- **GIVEN INSTRUCTION**: Only the lines from the top of the listing below to the line that has "import seaborn as sns" should be echoed, with both ends kept and pictures left out.

+++

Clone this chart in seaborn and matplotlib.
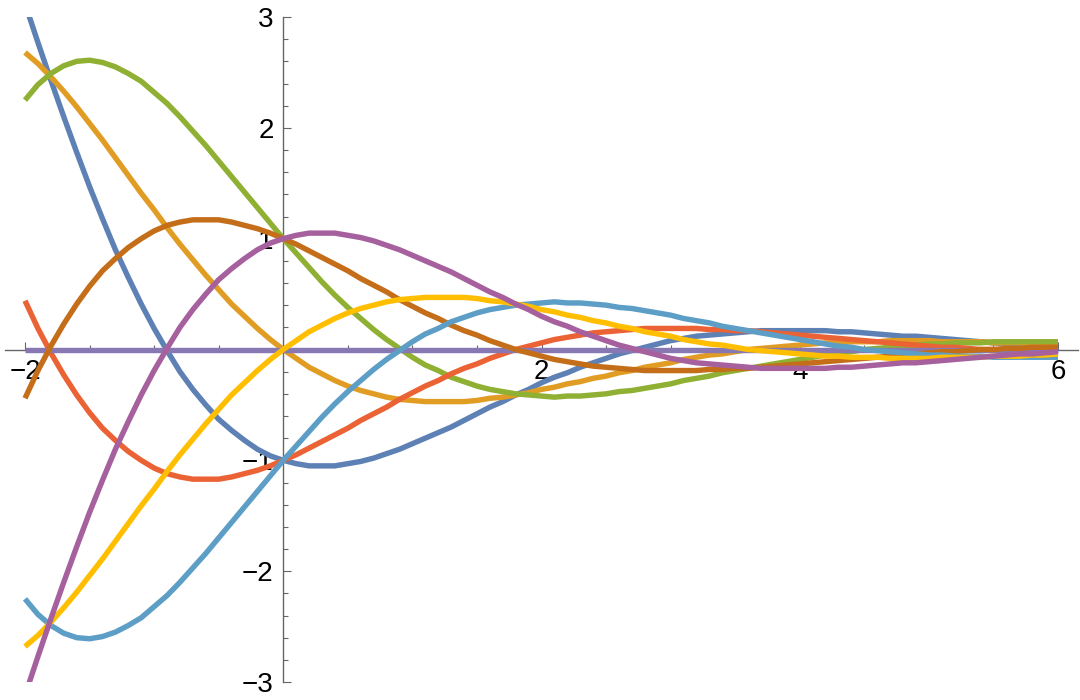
import numpy as np
import pandas as pd
import matplotlib
matplotlib.use("Agg")
import matplotlib.pyplot as plt
from matplotlib.ticker import FixedLocator
import seaborn as sns

# x grid (every 0.1 from -2 to 6)
x = [-2.0, -1.9, -1.8, -1.7, -1.6, -1.5, -1.4, -1.3, -1.2, -1.1,
     -1.0, -0.9, -0.8, -0.7, -0.6, -0.5, -0.4, -0.3, -0.2, -0.1,
     0.0, 0.1, 0.2, 0.3, 0.4, 0.5, 0.6, 0.7, 0.8, 0.9,
     1.0, 1.1, 1.2, 1.3, 1.4, 1.5, 1.6, 1.7, 1.8, 1.9,
     2.0, 2.1, 2.2, 2.3, 2.4, 2.5, 2.6, 2.7, 2.8, 2.9,
     3.0, 3.1, 3.2, 3.3, 3.4, 3.5, 3.6, 3.7, 3.8, 3.9,
     4.0, 4.1, 4.2, 4.3, 4.4, 4.5, 4.6, 4.7, 4.8, 4.9,
     5.0, 5.1, 5.2, 5.3, 5.4, 5.5, 5.6, 5.7, 5.8, 5.9,
     6.0]

# curve values, in drawing order
blue = [3.12, 2.77, 2.43, 2.10, 1.78, 1.47, 1.18, 0.90, 0.65, 0.41,
        0.19, -0.01, -0.20, -0.36, -0.50, -0.63, -0.73, -0.82, -0.90, -0.96,
        -1.00, -1.03, -1.05, -1.05, -1.05, -1.03, -1.01, -0.98, -0.94, -0.90,
        -0.85, -0.80, -0.75, -0.70, -0.64, -0.58, -0.52, -0.47, -0.41, -0.36,
        -0.30, -0.25, -0.21, -0.16, -0.12, -0.08, -0.04, -0.01, 0.02, 0.05,
        0.08, 0.10, 0.12, 0.13, 0.14, 0.15, 0.16, 0.17, 0.17, 0.17,
        0.17, 0.17, 0.17, 0.16, 0.16, 0.15, 0.14, 0.13, 0.12, 0.12,
        0.11, 0.10, 0.09, 0.08, 0.07, 0.06, 0.05, 0.04, 0.04, 0.03,
        0.02]
orange = [2.68, 2.58, 2.46, 2.33, 2.19, 2.04, 1.89, 1.73, 1.57, 1.41,
          1.26, 1.10, 0.95, 0.81, 0.67, 0.54, 0.41, 0.30, 0.19, 0.09,
          0.00, -0.08, -0.16, -0.22, -0.28, -0.33, -0.37, -0.40, -0.43, -0.45,
          -0.46, -0.47, -0.47, -0.47, -0.47, -0.46, -0.44, -0.43, -0.41, -0.39,
          -0.36, -0.34, -0.31, -0.29, -0.26, -0.24, -0.21, -0.19, -0.16, -0.14,
          -0.12, -0.09, -0.07, -0.05, -0.04, -0.02, 0.00, 0.01, 0.02, 0.03,
          0.04, 0.05, 0.06, 0.06, 0.07, 0.07, 0.07, 0.08, 0.08, 0.08,
          0.08, 0.07, 0.07, 0.07, 0.07, 0.06, 0.06, 0.06, 0.05, 0.05,
          0.04]
green = [2.25, 2.39, 2.49, 2.56, 2.60, 2.61, 2.59, 2.55, 2.49, 2.42,
         2.32, 2.22, 2.10, 1.97, 1.84, 1.70, 1.56, 1.42, 1.28, 1.14,
         1.00, 0.87, 0.74, 0.61, 0.49, 0.38, 0.28, 0.18, 0.09, 0.01,
         -0.07, -0.14, -0.19, -0.25, -0.29, -0.33, -0.36, -0.38, -0.40, -0.41,
         -0.42, -0.43, -0.42, -0.42, -0.41, -0.40, -0.38, -0.37, -0.35, -0.33,
         -0.31, -0.28, -0.26, -0.24, -0.21, -0.19, -0.17, -0.15, -0.13, -0.11,
         -0.09, -0.07, -0.05, -0.03, -0.02, 0.00, 0.01, 0.02, 0.03, 0.04,
         0.05, 0.05, 0.06, 0.06, 0.06, 0.07, 0.07, 0.07, 0.07, 0.07,
         0.07]
red = [0.44, 0.19, -0.03, -0.23, -0.41, -0.57, -0.71, -0.82, -0.92, -1.00,
       -1.07, -1.12, -1.15, -1.17, -1.17, -1.17, -1.15, -1.12, -1.09, -1.05,
       -1.00, -0.95, -0.89, -0.83, -0.77, -0.71, -0.64, -0.58, -0.52, -0.45,
       -0.39, -0.33, -0.28, -0.22, -0.17, -0.13, -0.08, -0.04, 0.00, 0.03,
       0.06, 0.09, 0.11, 0.13, 0.15, 0.16, 0.17, 0.18, 0.19, 0.19,
       0.19, 0.19, 0.19, 0.18, 0.18, 0.17, 0.17, 0.16, 0.15, 0.14,
       0.13, 0.12, 0.11, 0.10, 0.09, 0.08, 0.07, 0.06, 0.05, 0.04,
       0.03, 0.02, 0.02, 0.01, 0.00, 0.00, -0.01, -0.01, -0.02, -0.02,
       -0.02]
purple = [0.0] * 81
brown = [-0.44, -0.19, 0.03, 0.23, 0.41, 0.57, 0.71, 0.82, 0.92, 1.00,
         1.07, 1.12, 1.15, 1.17, 1.17, 1.17, 1.15, 1.12, 1.09, 1.05,
         1.00, 0.95, 0.89, 0.83, 0.77, 0.71, 0.64, 0.58, 0.52, 0.45,
         0.39, 0.33, 0.28, 0.22, 0.17, 0.13, 0.08, 0.04, 0.00, -0.03,
         -0.06, -0.09, -0.11, -0.13, -0.15, -0.16, -0.17, -0.18, -0.19, -0.19,
         -0.19, -0.19, -0.19, -0.18, -0.18, -0.17, -0.17, -0.16, -0.15, -0.14,
         -0.13, -0.12, -0.11, -0.10, -0.09, -0.08, -0.07, -0.06, -0.05, -0.04,
         -0.03, -0.02, -0.02, -0.01, 0.00, 0.00, 0.01, 0.01, 0.02, 0.02,
         0.02]
lightblue = [-2.25, -2.39, -2.49, -2.56, -2.60, -2.61, -2.59, -2.55, -2.49, -2.42,
             -2.32, -2.22, -2.10, -1.97, -1.84, -1.70, -1.56, -1.42, -1.28, -1.14,
             -1.00, -0.87, -0.74, -0.61, -0.49, -0.38, -0.28, -0.18, -0.09, -0.01,
             0.07, 0.14, 0.19, 0.25, 0.29, 0.33, 0.36, 0.38, 0.40, 0.41,
             0.42, 0.43, 0.42, 0.42, 0.41, 0.40, 0.38, 0.37, 0.35, 0.33,
             0.31, 0.28, 0.26, 0.24, 0.21, 0.19, 0.17, 0.15, 0.13, 0.11,
             0.09, 0.07, 0.05, 0.03, 0.02, 0.00, -0.01, -0.02, -0.03, -0.04,
             -0.05, -0.05, -0.06, -0.06, -0.06, -0.07, -0.07, -0.07, -0.07, -0.07,
             -0.07]
yellow = [-2.68, -2.58, -2.46, -2.33, -2.19, -2.04, -1.89, -1.73, -1.57, -1.41,
          -1.26, -1.10, -0.95, -0.81, -0.67, -0.54, -0.41, -0.30, -0.19, -0.09,
          0.00, 0.08, 0.16, 0.22, 0.28, 0.33, 0.37, 0.40, 0.43, 0.45,
          0.46, 0.47, 0.47, 0.47, 0.47, 0.46, 0.44, 0.43, 0.41, 0.39,
          0.36, 0.34, 0.31, 0.29, 0.26, 0.24, 0.21, 0.19, 0.16, 0.14,
          0.12, 0.09, 0.07, 0.05, 0.04, 0.02, 0.00, -0.01, -0.02, -0.03,
          -0.04, -0.05, -0.06, -0.06, -0.07, -0.07, -0.07, -0.08, -0.08, -0.08,
          -0.08, -0.07, -0.07, -0.07, -0.07, -0.06, -0.06, -0.06, -0.05, -0.05,
          -0.04]
magenta = [-3.12, -2.77, -2.43, -2.10, -1.78, -1.47, -1.18, -0.90, -0.65, -0.41,
           -0.19, 0.01, 0.20, 0.36, 0.50, 0.63, 0.73, 0.82, 0.90, 0.96,
           1.00, 1.03, 1.05, 1.05, 1.05, 1.03, 1.01, 0.98, 0.94, 0.90,
           0.85, 0.80, 0.75, 0.70, 0.64, 0.58, 0.52, 0.47, 0.41, 0.36,
           0.30, 0.25, 0.21, 0.16, 0.12, 0.08, 0.04, 0.01, -0.02, -0.05,
           -0.08, -0.10, -0.12, -0.13, -0.14, -0.15, -0.16, -0.17, -0.17, -0.17,
           -0.17, -0.17, -0.17, -0.16, -0.16, -0.15, -0.14, -0.13, -0.12, -0.12,
           -0.11, -0.10, -0.09, -0.08, -0.07, -0.06, -0.05, -0.04, -0.04, -0.03,
           -0.02]

names = ["blue", "orange", "green", "red", "purple", "brown", "lightblue", "yellow", "magenta"]
series = [blue, orange, green, red, purple, brown, lightblue, yellow, magenta]
colors = ["#5E81B5", "#E19C24", "#8FB032", "#EB6235", "#8778B3",
          "#C56E1A", "#5D9EC7", "#FFBF00", "#A5609D"]

x_ticks = [-2, 2, 4, 6]
y_ticks = [-3, -2, -1, 1, 2, 3]

df = pd.concat([pd.DataFrame({"x": x, "y": s, "curve": n}) for n, s in zip(names, series)],
               ignore_index=True)

sns.set_style("white")
plt.rcParams["font.family"] = ["Liberation Sans", "DejaVu Sans"]

fig = plt.figure(figsize=(10.8, 7), dpi=100)
ax = fig.add_axes([5 / 1080, 18 / 700, 1073 / 1080, 665 / 700])

sns.lineplot(data=df, x="x", y="y", hue="curve", hue_order=names,
             palette=dict(zip(names, colors)), sort=False, legend=False,
             linewidth=3.9, solid_capstyle="butt", ax=ax, zorder=3)

ax.set_xlim(-2.155, 6.155)
ax.set_ylim(-3, 3)
ax.set_xlabel("")
ax.set_ylabel("")

# Mathematica-style axes through the origin
axis_col = "#666666"
for side in ["top", "right"]:
    ax.spines[side].set_visible(False)
ax.spines["left"].set_position(("data", 0))
ax.spines["bottom"].set_position(("data", 0))
for side in ["left", "bottom"]:
    ax.spines[side].set_color(axis_col)
    ax.spines[side].set_linewidth(1.0)

ax.xaxis.set_major_locator(FixedLocator(x_ticks))
ax.yaxis.set_major_locator(FixedLocator(y_ticks))
ax.xaxis.set_minor_locator(FixedLocator([v / 2 for v in range(-4, 13) if v % 4 != 0]))
ax.yaxis.set_minor_locator(FixedLocator([v / 5 for v in range(-15, 16) if v % 5 != 0]))
ax.tick_params(which="both", direction="in", color=axis_col, width=0.8,
               bottom=True, left=True, labelsize=20, labelcolor="black")
ax.tick_params(which="major", length=6, pad=7)
ax.tick_params(which="minor", length=3.5)

fig.savefig("out.png", dpi=100)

+++

- **WRITTEN ANSWER**:
Clone this chart in seaborn and matplotlib.
import numpy as np
import pandas as pd
import matplotlib
matplotlib.use("Agg")
import matplotlib.pyplot as plt
from matplotlib.ticker import FixedLocator
import seaborn as sns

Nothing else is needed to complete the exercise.